OBJECTIVE
Search the material below for the word "chart" and copy every line in which it occurs.

COLLECTED DATA
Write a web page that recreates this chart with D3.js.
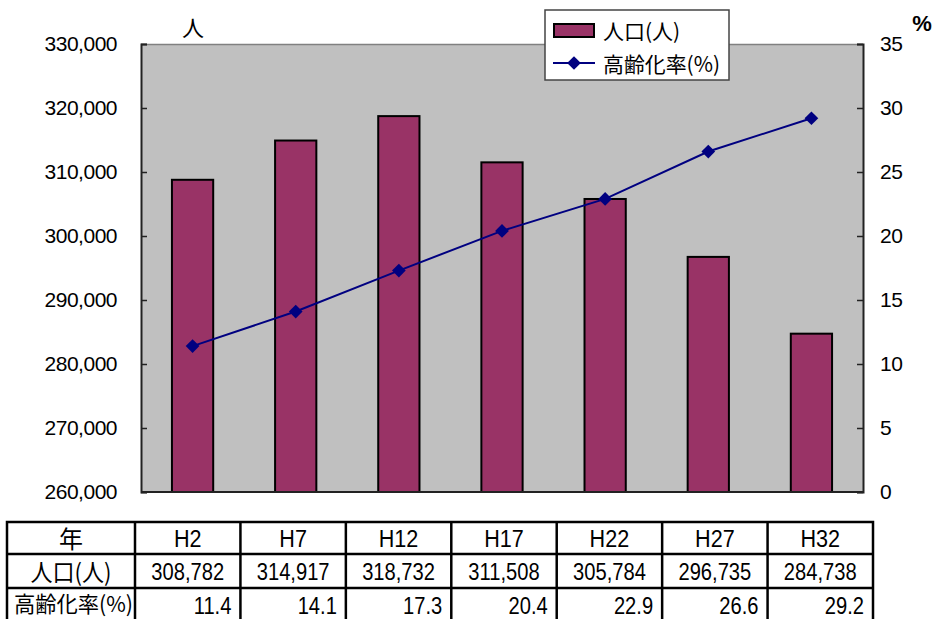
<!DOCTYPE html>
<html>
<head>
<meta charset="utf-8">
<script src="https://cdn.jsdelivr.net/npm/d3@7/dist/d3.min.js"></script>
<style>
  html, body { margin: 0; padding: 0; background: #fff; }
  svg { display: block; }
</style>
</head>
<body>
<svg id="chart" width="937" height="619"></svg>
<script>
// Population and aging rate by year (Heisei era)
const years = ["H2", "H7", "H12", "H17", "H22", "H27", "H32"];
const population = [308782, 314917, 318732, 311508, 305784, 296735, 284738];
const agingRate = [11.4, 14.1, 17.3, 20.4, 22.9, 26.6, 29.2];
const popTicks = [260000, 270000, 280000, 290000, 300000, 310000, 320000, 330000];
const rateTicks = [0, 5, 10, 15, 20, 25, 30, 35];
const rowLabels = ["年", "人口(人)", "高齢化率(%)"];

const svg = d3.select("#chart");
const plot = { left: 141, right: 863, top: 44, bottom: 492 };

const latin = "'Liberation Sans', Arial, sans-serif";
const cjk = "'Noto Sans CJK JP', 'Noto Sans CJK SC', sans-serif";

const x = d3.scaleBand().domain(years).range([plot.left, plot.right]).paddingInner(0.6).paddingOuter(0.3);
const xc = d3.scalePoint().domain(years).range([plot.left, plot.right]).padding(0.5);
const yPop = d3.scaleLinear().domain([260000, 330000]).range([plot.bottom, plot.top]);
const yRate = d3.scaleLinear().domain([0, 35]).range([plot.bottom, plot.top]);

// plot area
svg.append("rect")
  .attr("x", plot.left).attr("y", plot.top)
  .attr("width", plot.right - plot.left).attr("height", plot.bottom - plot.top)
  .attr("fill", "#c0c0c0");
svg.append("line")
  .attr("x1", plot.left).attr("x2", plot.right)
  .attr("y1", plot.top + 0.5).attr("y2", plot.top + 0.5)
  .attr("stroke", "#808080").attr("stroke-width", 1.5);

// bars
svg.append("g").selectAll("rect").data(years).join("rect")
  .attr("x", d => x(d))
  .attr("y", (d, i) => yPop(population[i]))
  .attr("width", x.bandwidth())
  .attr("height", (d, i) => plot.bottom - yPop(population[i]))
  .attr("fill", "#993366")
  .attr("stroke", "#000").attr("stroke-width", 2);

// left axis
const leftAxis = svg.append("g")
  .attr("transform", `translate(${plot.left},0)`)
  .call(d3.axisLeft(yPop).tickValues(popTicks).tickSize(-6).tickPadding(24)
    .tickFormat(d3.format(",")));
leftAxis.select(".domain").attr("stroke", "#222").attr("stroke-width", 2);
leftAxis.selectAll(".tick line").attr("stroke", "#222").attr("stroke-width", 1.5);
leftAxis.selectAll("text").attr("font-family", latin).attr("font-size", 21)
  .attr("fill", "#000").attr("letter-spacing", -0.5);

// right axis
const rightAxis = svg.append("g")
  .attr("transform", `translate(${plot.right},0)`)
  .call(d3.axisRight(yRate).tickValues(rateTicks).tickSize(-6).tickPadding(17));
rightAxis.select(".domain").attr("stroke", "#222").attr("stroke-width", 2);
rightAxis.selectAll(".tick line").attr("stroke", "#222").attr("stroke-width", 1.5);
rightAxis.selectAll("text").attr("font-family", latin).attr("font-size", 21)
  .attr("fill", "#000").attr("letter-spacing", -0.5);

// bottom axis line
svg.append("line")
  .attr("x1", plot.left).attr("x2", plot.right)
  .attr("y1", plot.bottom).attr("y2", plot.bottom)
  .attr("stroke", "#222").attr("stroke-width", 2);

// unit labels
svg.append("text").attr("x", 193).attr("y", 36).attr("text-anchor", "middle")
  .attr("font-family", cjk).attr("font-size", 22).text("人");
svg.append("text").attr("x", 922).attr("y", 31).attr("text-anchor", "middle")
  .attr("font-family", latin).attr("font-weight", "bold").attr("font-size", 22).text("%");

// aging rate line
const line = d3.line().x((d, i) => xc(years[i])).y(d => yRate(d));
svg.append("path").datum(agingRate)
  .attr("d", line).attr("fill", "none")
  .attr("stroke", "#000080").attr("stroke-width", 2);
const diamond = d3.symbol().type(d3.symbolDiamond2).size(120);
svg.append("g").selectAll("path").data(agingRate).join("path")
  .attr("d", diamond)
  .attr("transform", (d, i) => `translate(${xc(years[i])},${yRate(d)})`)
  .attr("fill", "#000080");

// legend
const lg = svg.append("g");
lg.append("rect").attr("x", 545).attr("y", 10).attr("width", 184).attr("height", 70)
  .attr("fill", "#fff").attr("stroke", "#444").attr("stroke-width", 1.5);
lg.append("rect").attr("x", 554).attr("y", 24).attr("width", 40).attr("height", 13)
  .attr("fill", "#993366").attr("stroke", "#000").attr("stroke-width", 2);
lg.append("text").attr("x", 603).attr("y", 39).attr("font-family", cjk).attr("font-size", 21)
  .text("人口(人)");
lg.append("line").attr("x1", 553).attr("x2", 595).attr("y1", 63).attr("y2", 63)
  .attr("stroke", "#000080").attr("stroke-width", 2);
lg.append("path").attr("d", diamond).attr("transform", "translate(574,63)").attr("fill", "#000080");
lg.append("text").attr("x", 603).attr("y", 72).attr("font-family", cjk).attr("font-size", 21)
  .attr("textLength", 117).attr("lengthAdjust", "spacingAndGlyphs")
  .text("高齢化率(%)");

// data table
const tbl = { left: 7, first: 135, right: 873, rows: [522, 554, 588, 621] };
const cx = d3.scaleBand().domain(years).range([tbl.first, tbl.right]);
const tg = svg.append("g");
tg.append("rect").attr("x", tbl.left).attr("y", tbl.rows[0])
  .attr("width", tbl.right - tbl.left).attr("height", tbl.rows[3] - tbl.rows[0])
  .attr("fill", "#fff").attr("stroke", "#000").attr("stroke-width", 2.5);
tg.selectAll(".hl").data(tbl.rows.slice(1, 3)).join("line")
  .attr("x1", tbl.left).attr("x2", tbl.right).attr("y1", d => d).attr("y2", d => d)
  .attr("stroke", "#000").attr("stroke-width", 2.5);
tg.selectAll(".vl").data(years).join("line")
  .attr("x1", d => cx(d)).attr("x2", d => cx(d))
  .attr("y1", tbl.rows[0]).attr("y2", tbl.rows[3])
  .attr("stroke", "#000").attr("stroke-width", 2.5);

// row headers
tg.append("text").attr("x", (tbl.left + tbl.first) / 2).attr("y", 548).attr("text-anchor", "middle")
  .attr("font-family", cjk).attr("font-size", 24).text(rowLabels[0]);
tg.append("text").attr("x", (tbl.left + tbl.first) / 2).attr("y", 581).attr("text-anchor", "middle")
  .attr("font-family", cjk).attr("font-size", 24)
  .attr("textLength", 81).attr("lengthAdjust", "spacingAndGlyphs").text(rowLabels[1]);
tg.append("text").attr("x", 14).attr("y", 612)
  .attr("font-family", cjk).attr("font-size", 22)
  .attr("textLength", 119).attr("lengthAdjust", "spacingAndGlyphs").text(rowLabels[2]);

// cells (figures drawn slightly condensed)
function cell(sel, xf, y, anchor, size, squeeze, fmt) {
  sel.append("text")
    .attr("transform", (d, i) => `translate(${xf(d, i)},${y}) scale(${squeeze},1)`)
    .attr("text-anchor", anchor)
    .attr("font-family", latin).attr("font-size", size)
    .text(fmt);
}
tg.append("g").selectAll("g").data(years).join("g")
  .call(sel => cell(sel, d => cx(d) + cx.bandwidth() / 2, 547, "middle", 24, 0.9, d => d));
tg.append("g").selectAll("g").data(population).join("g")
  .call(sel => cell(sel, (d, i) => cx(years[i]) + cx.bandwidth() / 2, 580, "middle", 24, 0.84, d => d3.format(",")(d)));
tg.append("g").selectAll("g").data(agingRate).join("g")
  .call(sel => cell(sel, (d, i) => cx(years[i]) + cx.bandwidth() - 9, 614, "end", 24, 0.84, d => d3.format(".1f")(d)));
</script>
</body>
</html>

SOLUTION FOR THIS PROBLEM
Write a web page that recreates this chart with D3.js.
<svg id="chart" width="937" height="619"></svg>
const svg = d3.select("#chart");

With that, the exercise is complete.